== INFORMATION SUPPLIED
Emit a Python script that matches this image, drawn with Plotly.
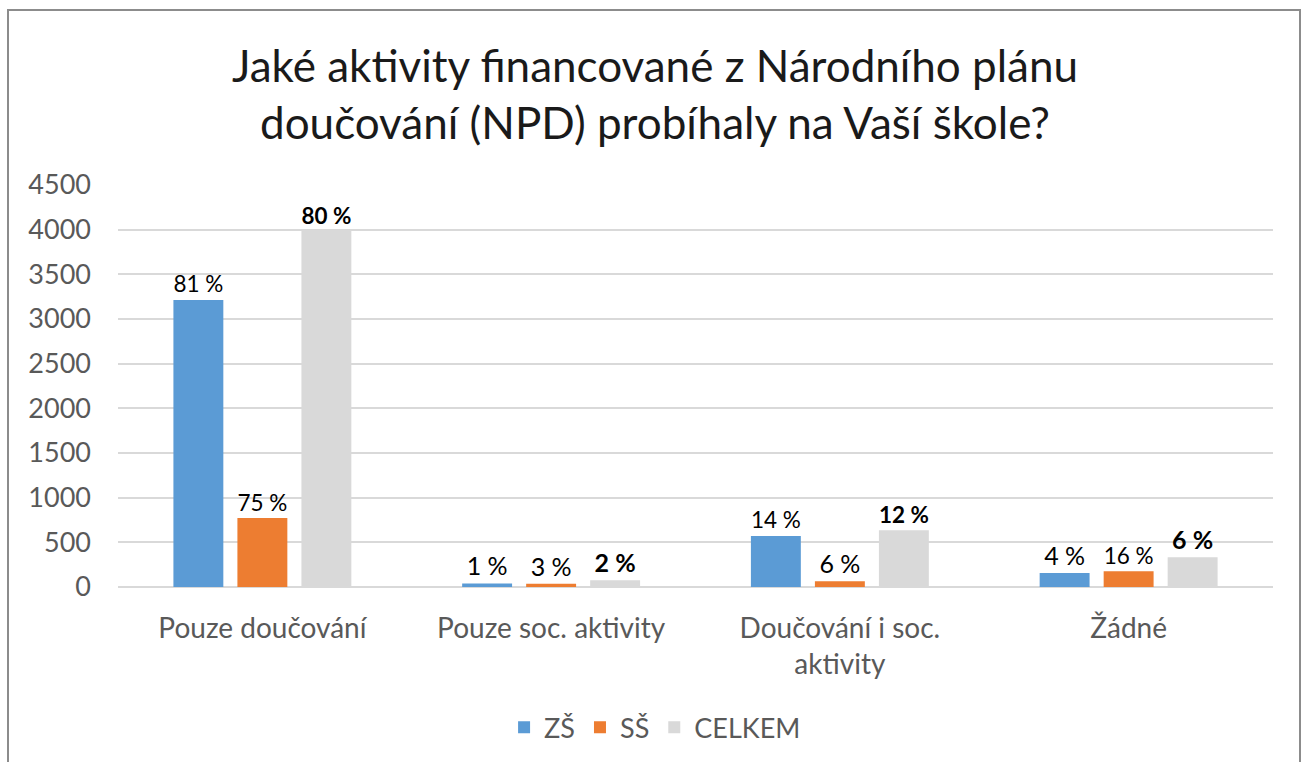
import plotly.graph_objects as go

# ── data ──────────────────────────────────────────────
categories = ["Pouze doučování", "Pouze soc. aktivity", "Doučování i soc.<br>aktivity", "Žádné"]
zs_values = [3213, 40, 571, 157]
ss_values = [772, 35, 65, 175]
celkem_values = [3985, 75, 636, 332]
zs_labels = ["81 %", "1 %", "14 %", "4 %"]
ss_labels = ["75 %", "3 %", "6 %", "16 %"]
celkem_labels = ["80 %", "2 %", "12 %", "6 %"]
y_ticks = [0, 500, 1000, 1500, 2000, 2500, 3000, 3500, 4000, 4500]

FONT = "Lato, 'Open Sans', sans-serif"
GRID = "#d9d9d9"
TICK = "#595959"

W, H = 1303, 762
L, R, T, B = 118, 30, 185, 175

fig = go.Figure()
series = [
    ("ZŠ", zs_values, zs_labels, "#5b9bd5", False),
    ("SŠ", ss_values, ss_labels, "#ed7d31", False),
    ("CELKEM", celkem_values, celkem_labels, "#d9d9d9", True),
]
for name, vals, labels, color, bold in series:
    fig.add_trace(go.Bar(
        x=categories,
        y=vals,
        name=name,
        marker=dict(color=color, line=dict(width=0)),
        text=[f"<b>{t}</b>" if bold else t for t in labels],
        textposition="outside",
        textfont=dict(size=25, color="#000000", family=FONT),
        cliponaxis=False,
    ))

# chart frame (pixel -> paper coords)
pw, ph = W - L - R, H - T - B
fig.add_shape(
    type="rect", xref="paper", yref="paper",
    x0=(8 - L) / pw, x1=(1300 - L) / pw,
    y0=(ph + T - 790) / ph, y1=(ph + T - 10) / ph,
    line=dict(color="#8c8c8c", width=2), fillcolor="rgba(0,0,0,0)",
    layer="below",
)

fig.update_layout(
    width=W, height=H,
    paper_bgcolor="white", plot_bgcolor="white",
    margin=dict(l=L, r=R, t=T, b=B, autoexpand=False),
    title=dict(
        text="Jaké aktivity financované z Národního plánu<br>doučování (NPD) probíhaly na Vaší škole?",
        x=655 / W, xref="container", xanchor="center",
        y=1 - 82 / H, yanchor="middle",
        font=dict(size=44, color="#1a1a1a", family=FONT),
    ),
    barmode="group",
    bargap=0.335,
    bargroupgap=0.22,
    font=dict(family=FONT, color=TICK),
    xaxis=dict(
        showgrid=False, showline=False, ticks="",
        tickfont=dict(size=28, color=TICK),
        ticklabelstandoff=22,
    ),
    yaxis=dict(
        range=[0, 4500], tickvals=y_ticks,
        gridcolor=GRID, gridwidth=1.5,
        zeroline=True, zerolinecolor=GRID, zerolinewidth=1.5,
        showline=False, ticks="",
        tickfont=dict(size=27, color=TICK),
        ticklabelstandoff=26,
    ),
    legend=dict(
        orientation="h", x=0.465, xanchor="center", y=-0.35, yanchor="middle",
        font=dict(size=27, color=TICK),
        itemwidth=30, traceorder="normal",
    ),
    showlegend=True,
)

fig.write_html(
    "out.html",
    config={"displayModeBar": False},
    post_script="document.body.style.margin='0px';",
)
====
GIVEN PROBLEM
Retype everything in the material word for word, minus pictures.

EXPECTED ANSWER
Emit a Python script that matches this image, drawn with Plotly.
import plotly.graph_objects as go

# ── data ──────────────────────────────────────────────
categories = ["Pouze doučování", "Pouze soc. aktivity", "Doučování i soc.<br>aktivity", "Žádné"]
zs_values = [3213, 40, 571, 157]
ss_values = [772, 35, 65, 175]
celkem_values = [3985, 75, 636, 332]
zs_labels = ["81 %", "1 %", "14 %", "4 %"]
ss_labels = ["75 %", "3 %", "6 %", "16 %"]
celkem_labels = ["80 %", "2 %", "12 %", "6 %"]
y_ticks = [0, 500, 1000, 1500, 2000, 2500, 3000, 3500, 4000, 4500]

FONT = "Lato, 'Open Sans', sans-serif"
GRID = "#d9d9d9"
TICK = "#595959"

W, H = 1303, 762
L, R, T, B = 118, 30, 185, 175

fig = go.Figure()
series = [
    ("ZŠ", zs_values, zs_labels, "#5b9bd5", False),
    ("SŠ", ss_values, ss_labels, "#ed7d31", False),
    ("CELKEM", celkem_values, celkem_labels, "#d9d9d9", True),
]
for name, vals, labels, color, bold in series:
    fig.add_trace(go.Bar(
        x=categories,
        y=vals,
        name=name,
        marker=dict(color=color, line=dict(width=0)),
        text=[f"<b>{t}</b>" if bold else t for t in labels],
        textposition="outside",
        textfont=dict(size=25, color="#000000", family=FONT),
        cliponaxis=False,
    ))

# chart frame (pixel -> paper coords)
pw, ph = W - L - R, H - T - B
fig.add_shape(
    type="rect", xref="paper", yref="paper",
    x0=(8 - L) / pw, x1=(1300 - L) / pw,
    y0=(ph + T - 790) / ph, y1=(ph + T - 10) / ph,
    line=dict(color="#8c8c8c", width=2), fillcolor="rgba(0,0,0,0)",
    layer="below",
)

fig.update_layout(
    width=W, height=H,
    paper_bgcolor="white", plot_bgcolor="white",
    margin=dict(l=L, r=R, t=T, b=B, autoexpand=False),
    title=dict(
        text="Jaké aktivity financované z Národního plánu<br>doučování (NPD) probíhaly na Vaší škole?",
        x=655 / W, xref="container", xanchor="center",
        y=1 - 82 / H, yanchor="middle",
        font=dict(size=44, color="#1a1a1a", family=FONT),
    ),
    barmode="group",
    bargap=0.335,
    bargroupgap=0.22,
    font=dict(family=FONT, color=TICK),
    xaxis=dict(
        showgrid=False, showline=False, ticks="",
        tickfont=dict(size=28, color=TICK),
        ticklabelstandoff=22,
    ),
    yaxis=dict(
        range=[0, 4500], tickvals=y_ticks,
        gridcolor=GRID, gridwidth=1.5,
        zeroline=True, zerolinecolor=GRID, zerolinewidth=1.5,
        showline=False, ticks="",
        tickfont=dict(size=27, color=TICK),
        ticklabelstandoff=26,
    ),
    legend=dict(
        orientation="h", x=0.465, xanchor="center", y=-0.35, yanchor="middle",
        font=dict(size=27, color=TICK),
        itemwidth=30, traceorder="normal",
    ),
    showlegend=True,
)

fig.write_html(
    "out.html",
    config={"displayModeBar": False},
    post_script="document.body.style.margin='0px';",
)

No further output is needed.